The trick for this one was to make \( X \) and \( y \) related without making them the same. I tried several other options, like including a time trend inside \( y \) as well, but then dividing \( y \) by \( X \) results in an almost straight 45 degree line.

Drawing orthogonal lines

Drawing orthogonal lines was probably the hardest part of this plotting effort. I had to remember highschool (middle school?) linear algebra and find the point on a line through the perpendicular to that line and through another point.
If this exercise taught me one thing, it’s that Google search is bad for asking simlpe algebra questions like that…

For anyone else struggling on basic algebra, here is how you derive the formula.

We start with: a given line \( y = a \times x + b \) and a given point \( (x_1, y_1 \) that isn’t on the line. We are looking for the second point \( (x_2, y_2) \) such that the perpendicular to the line goes through both points.
We start by looking for the equation of the perpendicular.
For any straight line defined by \( y = a \times x + b \), its perpendicular has slope \( a^{\prime} = – \frac{1}{a} \). The trick is now to find \( b^{\prime} \) and express it only in terms of \( x, y, \text{or}, a \):

\[y^{\prime} = – \frac{1}{a} \times x^{\prime} + b^{\prime}\] \[\Leftrightarrow b^{\prime} = y^{\prime} + \frac{1}{a} \times x^{\prime}\]

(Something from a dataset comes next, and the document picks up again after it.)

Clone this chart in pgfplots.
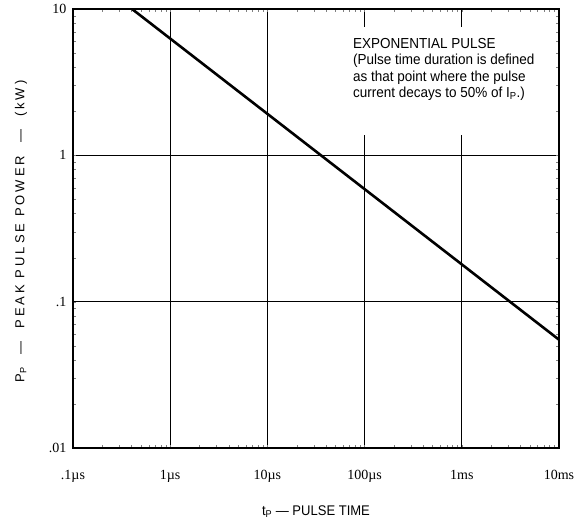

And since \( (x_1, y_1 \) is on that line, we now have a value for \( b^{\prime} = y_1 + \frac{1}{a} \times x_1 \).

We now look for \( (x_2, y_2) \).

\[\Leftrightarrow b^{\prime} = y^{\prime} + \frac{1}{a} \times x^{\prime}\] \[\Leftrightarrow b^{\prime} = y^{\prime} + \frac{1}{a} \times x^{\prime}\] \[\Leftrightarrow b^{\prime} = y_2 + \frac{1}{a} \times x_2\] \[\Leftrightarrow b^{\prime} = a \times x_2 + b + \frac{1}{a} \times x_2\] \[\Leftrightarrow b^{\prime} = \left( a + \frac{1}{a} \right) \times x_2 + b\] \[\Leftrightarrow b^{\prime} – b = \left( a + \frac{1}{a} \right) \times x_2\] \[\Leftrightarrow x_2 = \frac{b^{\prime} – b}{a + \frac{1}{a}}\]

And pluggin \( x_2 \) back into the any of the equations for \( y \):

\[\Leftrightarrow y_2 = a \times x_2 + b\] \[\Leftrightarrow y_2 = a \times \frac{b^{\prime} – b}{a + \frac{1}{a}} + b\]

In code, we can take a few notational shortcuts:

def get_orthogonal_point(x, y, a, b):

    b_prime = y + x / a
    x_2 = (b_prime - b) / (a + 1/a)
    y_2 = a * x_2 + b

    return [x_2, y_2]

And finally, we can just draw a line between our original point and our orthogonal point. I loop through a few points (chosen for visual readability), for each point calculate the relevant orthogonal point, and draw a line:

import matplotlib.pyplot as plt

for point_id in points_to_plot:
    point_1 = [x[point_id], y[point_id]]
    point_2 = get_orthogonal_point(point_1[0], point_1[1], coeff, 0)
    x_values = [point_1[0], point_2[0]]
    y_values = [point_1[1], point_2[1]]
    plt.plot(x_values, y_values, linestyle = "-", alpha = 0.7, color = 'r')

Drawing parallel lines

Drawing lines parallel to is considerably easier. To find the intersection of the line of best fit and a line running parallel to the y-axis and through a given point \( (x, y) \), we just keep the same \( x \) value but find a new y-coordinate with the equation we have for the line of best fit. In practice, given each \( x \) we have two \( y \) values, one from the training data and one from the predictions. The pair of points to draw a line between is then \( (x, y) \) and \( (x, y_{pred}) \).

Drawing squares

Drawing squares is straightforward: calculate the distance of the segment we found with the parallel line approach above. Since the \( x \) values are the same for that segment, we can just take the difference \( y – y_{pred} = \text{diff} \). Then the four points that make up our square are: \( (x, y), (x, y_{pred}), (x – \text{diff}, y_{pred}), (x – \text{diff}, y) \). The only tricky bit is that we need to give the first point “twice” so matplotlib knows to draw all four line segments (it makes sense, with 4 points in order it can only draw 3 lines).

Choosing a theme

Matplotlib has a great style sheet reference, see here. I’m partial to dark themes in general.